* START RAW DATA *

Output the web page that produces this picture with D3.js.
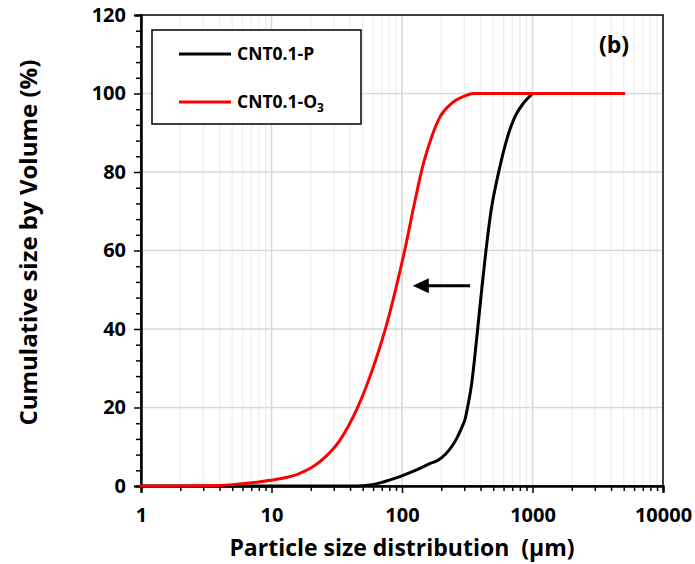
<!DOCTYPE html>
<html>
<head>
<meta charset="utf-8">
<script src="https://cdn.jsdelivr.net/npm/d3@7"></script>
<style>
  html, body { margin: 0; padding: 0; background: #fff; }
  svg { display: block; }
  text { font-family: "Open Sans", Lato, sans-serif; font-weight: 700; fill: #000; }
</style>
</head>
<body>
<svg id="chart" width="695" height="564"></svg>
<script>
// Particle size (µm) and cumulative volume (%) for each sample
const sizeP  = [1, 10, 30, 45, 55, 68, 80, 96.5, 115, 137, 160, 190, 215, 240, 265, 288, 304, 319, 340, 360, 380, 408, 440, 487, 516, 554, 634, 734, 850, 974, 1000, 5000];
const cumP   = [0, 0, 0, 0, 0.2, 0.8, 1.5, 2.4, 3.4, 4.5, 5.6, 6.6, 8.1, 10, 12.4, 15, 17, 20.3, 25.5, 32.5, 40, 50, 60, 71.2, 75.6, 80.4, 88.2, 94.1, 97.5, 99.6, 100, 100];

const sizeO3 = [1, 2, 3, 4, 5, 6.5, 8.2, 11, 16.5, 23.5, 33.5, 46, 62, 76, 90, 105, 126, 146, 169, 196, 240, 300, 352, 5000];
const cumO3  = [0, 0, 0.05, 0.15, 0.35, 0.7, 1.1, 1.7, 3.2, 6.2, 11.7, 20.2, 31.5, 41, 50.5, 60.1, 72.8, 82.2, 89, 94.1, 97.5, 99.3, 100, 100];

const seriesNames = ["CNT0.1-P", "CNT0.1-O"];
const seriesColors = ["#000000", "#ff0000"];

const xTickValues = [1, 10, 100, 1000, 10000];
const yTickValues = [0, 20, 40, 60, 80, 100, 120];

// shift arrow (µm, %)
const arrowFrom = [332, 51];
const arrowTo = [121, 51];

const svg = d3.select("#chart");
const m = { left: 141, top: 15, right: 32, bottom: 78 };
const W = 695 - m.left - m.right;
const H = 564 - m.top - m.bottom;

const x = d3.scaleLog().domain([1, 10000]).range([m.left, m.left + W]);
const y = d3.scaleLinear().domain([0, 120]).range([m.top + H, m.top]);

// minor positions on the log axis
const minorX = [];
for (let d = 1; d < 10000; d *= 10) for (let k = 2; k <= 9; k++) minorX.push(d * k);
const minorY = d3.range(0, 121, 4).filter(v => v % 20 !== 0);

// gridlines
const grid = svg.append("g");
grid.selectAll(".vminor").data(minorX).join("line")
  .attr("x1", d => x(d)).attr("x2", d => x(d))
  .attr("y1", y(0)).attr("y2", y(120))
  .attr("stroke", "#eeeeee").attr("stroke-width", 1.2);
grid.selectAll(".vmajor").data(xTickValues.slice(1, -1)).join("line")
  .attr("x1", d => x(d)).attr("x2", d => x(d))
  .attr("y1", y(0)).attr("y2", y(120))
  .attr("stroke", "#d9d9d9").attr("stroke-width", 1.6);
grid.selectAll(".hmajor").data(yTickValues.slice(1, -1)).join("line")
  .attr("x1", x(1)).attr("x2", x(10000))
  .attr("y1", d => y(d)).attr("y2", d => y(d))
  .attr("stroke", "#d9d9d9").attr("stroke-width", 1.6);

// plot frame
svg.append("rect")
  .attr("x", m.left).attr("y", m.top).attr("width", W).attr("height", H)
  .attr("fill", "none").attr("stroke", "#000").attr("stroke-width", 1.5);

const tickFont = sel => sel.attr("font-size", 20).attr("font-family", "'Open Sans', sans-serif")
  .attr("font-weight", 700).attr("fill", "#000");

// axes
const xAxis = svg.append("g").attr("transform", `translate(0,${y(0)})`);
xAxis.call(d3.axisBottom(x).tickValues(minorX).tickSize(5).tickFormat(""));
xAxis.append("g").call(d3.axisBottom(x).tickValues(xTickValues).tickSize(7).tickPadding(15).tickFormat(d3.format("d")));
xAxis.selectAll("path.domain").attr("stroke", "#000").attr("stroke-width", 2);
xAxis.selectAll(".tick line").attr("stroke", "#000").attr("stroke-width", 1.5);
xAxis.selectAll("text").call(tickFont);

const yAxis = svg.append("g").attr("transform", `translate(${x(1)},0)`);
yAxis.call(d3.axisLeft(y).tickValues(minorY).tickSize(5).tickFormat(""));
yAxis.append("g").call(d3.axisLeft(y).tickValues(yTickValues).tickSize(7).tickPadding(8).tickFormat(d3.format("d")));
yAxis.selectAll("path.domain").attr("stroke", "#000").attr("stroke-width", 2);
yAxis.selectAll(".tick line").attr("stroke", "#000").attr("stroke-width", 1.5);
yAxis.selectAll("text").call(tickFont);

// curves
const line = d3.line()
  .x(d => x(d[0])).y(d => y(d[1]))
  .curve(d3.curveMonotoneX);
const dataP = sizeP.map((s, i) => [s, cumP[i]]);
const dataO3 = sizeO3.map((s, i) => [s, cumO3[i]]);

svg.append("path").datum(dataP).attr("d", line)
  .attr("fill", "none").attr("stroke", seriesColors[0]).attr("stroke-width", 3)
  .attr("stroke-linejoin", "round").attr("stroke-linecap", "round");
svg.append("path").datum(dataO3).attr("d", line)
  .attr("fill", "none").attr("stroke", seriesColors[1]).attr("stroke-width", 3)
  .attr("stroke-linejoin", "round").attr("stroke-linecap", "round");

// shift arrow
const ax1 = x(arrowFrom[0]), ax2 = x(arrowTo[0]), ay = y(arrowFrom[1]);
svg.append("line").attr("x1", ax1).attr("x2", ax2 + 14).attr("y1", ay).attr("y2", ay)
  .attr("stroke", "#000").attr("stroke-width", 3);
svg.append("path")
  .attr("d", `M${ax2},${ay} L${ax2 + 16},${ay - 7.5} L${ax2 + 16},${ay + 7.5} Z`)
  .attr("fill", "#000");

// legend
const lg = svg.append("g");
lg.append("rect").attr("x", 152).attr("y", 30).attr("width", 209).attr("height", 94)
  .attr("fill", "#fff").attr("stroke", "#000").attr("stroke-width", 1.5);
const rows = [54, 102];
seriesNames.forEach((name, i) => {
  lg.append("line").attr("x1", 179).attr("x2", 231).attr("y1", rows[i]).attr("y2", rows[i])
    .attr("stroke", seriesColors[i]).attr("stroke-width", 3);
  const t = lg.append("text").attr("x", 237).attr("y", rows[i]).attr("dy", "0.36em")
    .attr("font-size", 17.5).text(name);
  if (i === 1) t.append("tspan").attr("font-size", 12).attr("dy", "0.3em").text("3");
});

// panel label
svg.append("text").attr("x", 614).attr("y", 45).attr("dy", "0.36em")
  .attr("text-anchor", "middle").attr("font-size", 23).text("(b)");

// axis titles
svg.append("text").attr("x", x(100)).attr("y", 556)
  .attr("text-anchor", "middle").attr("font-size", 23)
  .style("white-space", "pre").text("Particle size distribution  (µm)");
svg.append("text")
  .attr("transform", `translate(28,${y(62)}) rotate(-90)`)
  .attr("text-anchor", "middle").attr("dy", "0.36em").attr("font-size", 24)
  .text("Cumulative size by Volume (%)");
</script>
</body>
</html>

* END RAW DATA *

*WHAT YOU WILL DO*: Transcribe the whole listing, character for character, but not its images.

*OUTPUT*:
Output the web page that produces this picture with D3.js.
<!DOCTYPE html>
<html>
<head>
<meta charset="utf-8">
<script src="https://cdn.jsdelivr.net/npm/d3@7"></script>
<style>
  html, body { margin: 0; padding: 0; background: #fff; }
  svg { display: block; }
  text { font-family: "Open Sans", Lato, sans-serif; font-weight: 700; fill: #000; }
</style>
</head>
<body>
<svg id="chart" width="695" height="564"></svg>
<script>
// Particle size (µm) and cumulative volume (%) for each sample
const sizeP  = [1, 10, 30, 45, 55, 68, 80, 96.5, 115, 137, 160, 190, 215, 240, 265, 288, 304, 319, 340, 360, 380, 408, 440, 487, 516, 554, 634, 734, 850, 974, 1000, 5000];
const cumP   = [0, 0, 0, 0, 0.2, 0.8, 1.5, 2.4, 3.4, 4.5, 5.6, 6.6, 8.1, 10, 12.4, 15, 17, 20.3, 25.5, 32.5, 40, 50, 60, 71.2, 75.6, 80.4, 88.2, 94.1, 97.5, 99.6, 100, 100];

const sizeO3 = [1, 2, 3, 4, 5, 6.5, 8.2, 11, 16.5, 23.5, 33.5, 46, 62, 76, 90, 105, 126, 146, 169, 196, 240, 300, 352, 5000];
const cumO3  = [0, 0, 0.05, 0.15, 0.35, 0.7, 1.1, 1.7, 3.2, 6.2, 11.7, 20.2, 31.5, 41, 50.5, 60.1, 72.8, 82.2, 89, 94.1, 97.5, 99.3, 100, 100];

const seriesNames = ["CNT0.1-P", "CNT0.1-O"];
const seriesColors = ["#000000", "#ff0000"];

const xTickValues = [1, 10, 100, 1000, 10000];
const yTickValues = [0, 20, 40, 60, 80, 100, 120];

// shift arrow (µm, %)
const arrowFrom = [332, 51];
const arrowTo = [121, 51];

const svg = d3.select("#chart");
const m = { left: 141, top: 15, right: 32, bottom: 78 };
const W = 695 - m.left - m.right;
const H = 564 - m.top - m.bottom;

const x = d3.scaleLog().domain([1, 10000]).range([m.left, m.left + W]);
const y = d3.scaleLinear().domain([0, 120]).range([m.top + H, m.top]);

// minor positions on the log axis
const minorX = [];
for (let d = 1; d < 10000; d *= 10) for (let k = 2; k <= 9; k++) minorX.push(d * k);
const minorY = d3.range(0, 121, 4).filter(v => v % 20 !== 0);

// gridlines
const grid = svg.append("g");
grid.selectAll(".vminor").data(minorX).join("line")
  .attr("x1", d => x(d)).attr("x2", d => x(d))
  .attr("y1", y(0)).attr("y2", y(120))
  .attr("stroke", "#eeeeee").attr("stroke-width", 1.2);
grid.selectAll(".vmajor").data(xTickValues.slice(1, -1)).join("line")
  .attr("x1", d => x(d)).attr("x2", d => x(d))
  .attr("y1", y(0)).attr("y2", y(120))
  .attr("stroke", "#d9d9d9").attr("stroke-width", 1.6);
grid.selectAll(".hmajor").data(yTickValues.slice(1, -1)).join("line")
  .attr("x1", x(1)).attr("x2", x(10000))
  .attr("y1", d => y(d)).attr("y2", d => y(d))
  .attr("stroke", "#d9d9d9").attr("stroke-width", 1.6);

// plot frame
svg.append("rect")
  .attr("x", m.left).attr("y", m.top).attr("width", W).attr("height", H)
  .attr("fill", "none").attr("stroke", "#000").attr("stroke-width", 1.5);

const tickFont = sel => sel.attr("font-size", 20).attr("font-family", "'Open Sans', sans-serif")
  .attr("font-weight", 700).attr("fill", "#000");

// axes
const xAxis = svg.append("g").attr("transform", `translate(0,${y(0)})`);
xAxis.call(d3.axisBottom(x).tickValues(minorX).tickSize(5).tickFormat(""));
xAxis.append("g").call(d3.axisBottom(x).tickValues(xTickValues).tickSize(7).tickPadding(15).tickFormat(d3.format("d")));
xAxis.selectAll("path.domain").attr("stroke", "#000").attr("stroke-width", 2);
xAxis.selectAll(".tick line").attr("stroke", "#000").attr("stroke-width", 1.5);
xAxis.selectAll("text").call(tickFont);

const yAxis = svg.append("g").attr("transform", `translate(${x(1)},0)`);
yAxis.call(d3.axisLeft(y).tickValues(minorY).tickSize(5).tickFormat(""));
yAxis.append("g").call(d3.axisLeft(y).tickValues(yTickValues).tickSize(7).tickPadding(8).tickFormat(d3.format("d")));
yAxis.selectAll("path.domain").attr("stroke", "#000").attr("stroke-width", 2);
yAxis.selectAll(".tick line").attr("stroke", "#000").attr("stroke-width", 1.5);
yAxis.selectAll("text").call(tickFont);

// curves
const line = d3.line()
  .x(d => x(d[0])).y(d => y(d[1]))
  .curve(d3.curveMonotoneX);
const dataP = sizeP.map((s, i) => [s, cumP[i]]);
const dataO3 = sizeO3.map((s, i) => [s, cumO3[i]]);

svg.append("path").datum(dataP).attr("d", line)
  .attr("fill", "none").attr("stroke", seriesColors[0]).attr("stroke-width", 3)
  .attr("stroke-linejoin", "round").attr("stroke-linecap", "round");
svg.append("path").datum(dataO3).attr("d", line)
  .attr("fill", "none").attr("stroke", seriesColors[1]).attr("stroke-width", 3)
  .attr("stroke-linejoin", "round").attr("stroke-linecap", "round");

// shift arrow
const ax1 = x(arrowFrom[0]), ax2 = x(arrowTo[0]), ay = y(arrowFrom[1]);
svg.append("line").attr("x1", ax1).attr("x2", ax2 + 14).attr("y1", ay).attr("y2", ay)
  .attr("stroke", "#000").attr("stroke-width", 3);
svg.append("path")
  .attr("d", `M${ax2},${ay} L${ax2 + 16},${ay - 7.5} L${ax2 + 16},${ay + 7.5} Z`)
  .attr("fill", "#000");

// legend
const lg = svg.append("g");
lg.append("rect").attr("x", 152).attr("y", 30).attr("width", 209).attr("height", 94)
  .attr("fill", "#fff").attr("stroke", "#000").attr("stroke-width", 1.5);
const rows = [54, 102];
seriesNames.forEach((name, i) => {
  lg.append("line").attr("x1", 179).attr("x2", 231).attr("y1", rows[i]).attr("y2", rows[i])
    .attr("stroke", seriesColors[i]).attr("stroke-width", 3);
  const t = lg.append("text").attr("x", 237).attr("y", rows[i]).attr("dy", "0.36em")
    .attr("font-size", 17.5).text(name);
  if (i === 1) t.append("tspan").attr("font-size", 12).attr("dy", "0.3em").text("3");
});

// panel label
svg.append("text").attr("x", 614).attr("y", 45).attr("dy", "0.36em")
  .attr("text-anchor", "middle").attr("font-size", 23).text("(b)");

// axis titles
svg.append("text").attr("x", x(100)).attr("y", 556)
  .attr("text-anchor", "middle").attr("font-size", 23)
  .style("white-space", "pre").text("Particle size distribution  (µm)");
svg.append("text")
  .attr("transform", `translate(28,${y(62)}) rotate(-90)`)
  .attr("text-anchor", "middle").attr("dy", "0.36em").attr("font-size", 24)
  .text("Cumulative size by Volume (%)");
</script>
</body>
</html>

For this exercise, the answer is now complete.